* **Instruction**:
Transcribe the data in full and exactly, omitting any pictures.

* **Data provided**:
########################################
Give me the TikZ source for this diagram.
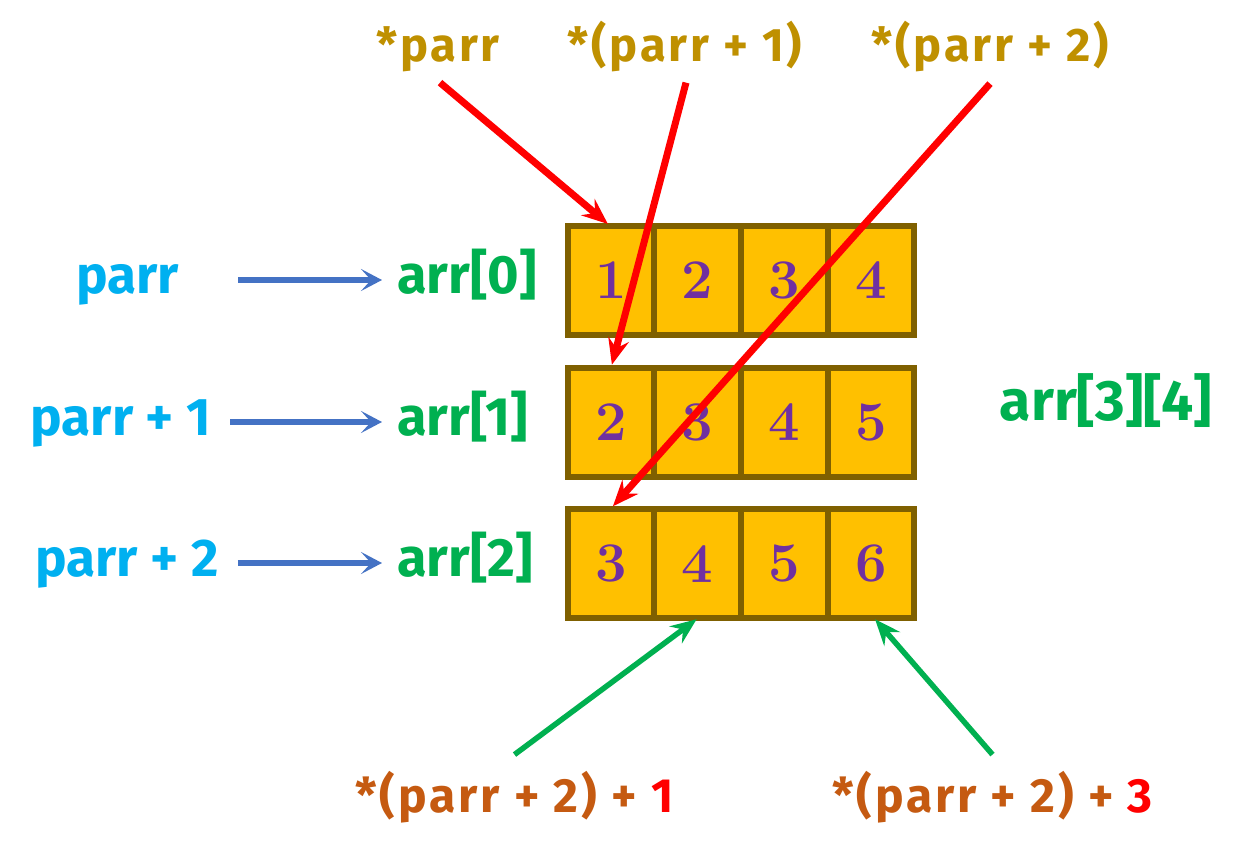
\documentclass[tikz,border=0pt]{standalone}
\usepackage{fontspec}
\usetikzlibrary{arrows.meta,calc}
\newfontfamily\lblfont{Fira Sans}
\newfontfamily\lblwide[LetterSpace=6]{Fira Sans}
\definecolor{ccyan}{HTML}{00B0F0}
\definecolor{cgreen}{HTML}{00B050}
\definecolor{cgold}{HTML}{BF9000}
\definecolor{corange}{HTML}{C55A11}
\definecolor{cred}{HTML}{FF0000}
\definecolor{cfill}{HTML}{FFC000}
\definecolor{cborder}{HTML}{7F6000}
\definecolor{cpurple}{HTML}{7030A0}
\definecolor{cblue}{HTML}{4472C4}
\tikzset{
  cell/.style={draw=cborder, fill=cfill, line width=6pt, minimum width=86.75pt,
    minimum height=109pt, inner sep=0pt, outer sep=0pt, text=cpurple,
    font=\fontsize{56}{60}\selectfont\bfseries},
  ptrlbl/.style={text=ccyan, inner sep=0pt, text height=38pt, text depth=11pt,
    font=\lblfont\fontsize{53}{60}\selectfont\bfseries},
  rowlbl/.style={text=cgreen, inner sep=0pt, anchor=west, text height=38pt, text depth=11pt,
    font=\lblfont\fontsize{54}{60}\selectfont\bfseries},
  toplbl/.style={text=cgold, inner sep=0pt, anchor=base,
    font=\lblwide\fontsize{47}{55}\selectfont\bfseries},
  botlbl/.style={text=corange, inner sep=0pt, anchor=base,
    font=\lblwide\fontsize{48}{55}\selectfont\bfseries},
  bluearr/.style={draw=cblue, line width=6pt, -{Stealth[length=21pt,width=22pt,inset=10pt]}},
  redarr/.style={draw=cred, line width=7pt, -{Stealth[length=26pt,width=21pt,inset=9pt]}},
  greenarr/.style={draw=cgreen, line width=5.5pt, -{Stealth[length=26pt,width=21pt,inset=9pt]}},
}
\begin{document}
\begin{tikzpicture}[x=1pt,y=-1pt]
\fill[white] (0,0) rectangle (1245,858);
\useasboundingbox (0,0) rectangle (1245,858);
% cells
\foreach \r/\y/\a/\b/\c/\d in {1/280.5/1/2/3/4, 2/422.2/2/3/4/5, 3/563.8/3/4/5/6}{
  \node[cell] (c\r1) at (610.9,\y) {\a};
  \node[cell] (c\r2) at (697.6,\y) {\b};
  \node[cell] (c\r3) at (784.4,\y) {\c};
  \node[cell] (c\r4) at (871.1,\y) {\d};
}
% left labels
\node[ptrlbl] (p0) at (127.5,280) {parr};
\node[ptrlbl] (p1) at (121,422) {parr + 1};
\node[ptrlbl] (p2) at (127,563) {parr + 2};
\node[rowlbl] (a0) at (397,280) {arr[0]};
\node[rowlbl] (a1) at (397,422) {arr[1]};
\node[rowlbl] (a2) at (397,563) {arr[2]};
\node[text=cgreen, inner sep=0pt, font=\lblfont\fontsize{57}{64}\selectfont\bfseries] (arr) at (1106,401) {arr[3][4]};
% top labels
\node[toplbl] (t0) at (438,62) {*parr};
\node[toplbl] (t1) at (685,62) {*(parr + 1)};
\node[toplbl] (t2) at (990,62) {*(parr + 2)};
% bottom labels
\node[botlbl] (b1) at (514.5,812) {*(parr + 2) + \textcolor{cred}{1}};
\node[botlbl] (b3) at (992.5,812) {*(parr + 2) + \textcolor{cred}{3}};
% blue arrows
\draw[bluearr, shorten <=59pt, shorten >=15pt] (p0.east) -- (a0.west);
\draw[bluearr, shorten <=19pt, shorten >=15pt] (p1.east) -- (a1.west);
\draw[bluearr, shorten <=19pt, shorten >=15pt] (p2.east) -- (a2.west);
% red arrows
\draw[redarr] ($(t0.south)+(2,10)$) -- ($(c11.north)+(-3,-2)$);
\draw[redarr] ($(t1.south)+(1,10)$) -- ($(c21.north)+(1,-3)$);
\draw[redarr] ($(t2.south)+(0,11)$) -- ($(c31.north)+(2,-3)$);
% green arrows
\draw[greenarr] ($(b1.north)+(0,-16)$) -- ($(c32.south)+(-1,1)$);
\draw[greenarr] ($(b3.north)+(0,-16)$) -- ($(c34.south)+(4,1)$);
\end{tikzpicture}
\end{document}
########################################
* **Response to the exercise**:
Give me the TikZ source for this diagram.
\documentclass[tikz,border=0pt]{standalone}
\usepackage{fontspec}
\usetikzlibrary{arrows.meta,calc}
\newfontfamily\lblfont{Fira Sans}
\newfontfamily\lblwide[LetterSpace=6]{Fira Sans}
\definecolor{ccyan}{HTML}{00B0F0}
\definecolor{cgreen}{HTML}{00B050}
\definecolor{cgold}{HTML}{BF9000}
\definecolor{corange}{HTML}{C55A11}
\definecolor{cred}{HTML}{FF0000}
\definecolor{cfill}{HTML}{FFC000}
\definecolor{cborder}{HTML}{7F6000}
\definecolor{cpurple}{HTML}{7030A0}
\definecolor{cblue}{HTML}{4472C4}
\tikzset{
  cell/.style={draw=cborder, fill=cfill, line width=6pt, minimum width=86.75pt,
    minimum height=109pt, inner sep=0pt, outer sep=0pt, text=cpurple,
    font=\fontsize{56}{60}\selectfont\bfseries},
  ptrlbl/.style={text=ccyan, inner sep=0pt, text height=38pt, text depth=11pt,
    font=\lblfont\fontsize{53}{60}\selectfont\bfseries},
  rowlbl/.style={text=cgreen, inner sep=0pt, anchor=west, text height=38pt, text depth=11pt,
    font=\lblfont\fontsize{54}{60}\selectfont\bfseries},
  toplbl/.style={text=cgold, inner sep=0pt, anchor=base,
    font=\lblwide\fontsize{47}{55}\selectfont\bfseries},
  botlbl/.style={text=corange, inner sep=0pt, anchor=base,
    font=\lblwide\fontsize{48}{55}\selectfont\bfseries},
  bluearr/.style={draw=cblue, line width=6pt, -{Stealth[length=21pt,width=22pt,inset=10pt]}},
  redarr/.style={draw=cred, line width=7pt, -{Stealth[length=26pt,width=21pt,inset=9pt]}},
  greenarr/.style={draw=cgreen, line width=5.5pt, -{Stealth[length=26pt,width=21pt,inset=9pt]}},
}
\begin{document}
\begin{tikzpicture}[x=1pt,y=-1pt]
\fill[white] (0,0) rectangle (1245,858);
\useasboundingbox (0,0) rectangle (1245,858);
% cells
\foreach \r/\y/\a/\b/\c/\d in {1/280.5/1/2/3/4, 2/422.2/2/3/4/5, 3/563.8/3/4/5/6}{
  \node[cell] (c\r1) at (610.9,\y) {\a};
  \node[cell] (c\r2) at (697.6,\y) {\b};
  \node[cell] (c\r3) at (784.4,\y) {\c};
  \node[cell] (c\r4) at (871.1,\y) {\d};
}
% left labels
\node[ptrlbl] (p0) at (127.5,280) {parr};
\node[ptrlbl] (p1) at (121,422) {parr + 1};
\node[ptrlbl] (p2) at (127,563) {parr + 2};
\node[rowlbl] (a0) at (397,280) {arr[0]};
\node[rowlbl] (a1) at (397,422) {arr[1]};
\node[rowlbl] (a2) at (397,563) {arr[2]};
\node[text=cgreen, inner sep=0pt, font=\lblfont\fontsize{57}{64}\selectfont\bfseries] (arr) at (1106,401) {arr[3][4]};
% top labels
\node[toplbl] (t0) at (438,62) {*parr};
\node[toplbl] (t1) at (685,62) {*(parr + 1)};
\node[toplbl] (t2) at (990,62) {*(parr + 2)};
% bottom labels
\node[botlbl] (b1) at (514.5,812) {*(parr + 2) + \textcolor{cred}{1}};
\node[botlbl] (b3) at (992.5,812) {*(parr + 2) + \textcolor{cred}{3}};
% blue arrows
\draw[bluearr, shorten <=59pt, shorten >=15pt] (p0.east) -- (a0.west);
\draw[bluearr, shorten <=19pt, shorten >=15pt] (p1.east) -- (a1.west);
\draw[bluearr, shorten <=19pt, shorten >=15pt] (p2.east) -- (a2.west);
% red arrows
\draw[redarr] ($(t0.south)+(2,10)$) -- ($(c11.north)+(-3,-2)$);
\draw[redarr] ($(t1.south)+(1,10)$) -- ($(c21.north)+(1,-3)$);
\draw[redarr] ($(t2.south)+(0,11)$) -- ($(c31.north)+(2,-3)$);
% green arrows
\draw[greenarr] ($(b1.north)+(0,-16)$) -- ($(c32.south)+(-1,1)$);
\draw[greenarr] ($(b3.north)+(0,-16)$) -- ($(c34.south)+(4,1)$);
\end{tikzpicture}
\end{document}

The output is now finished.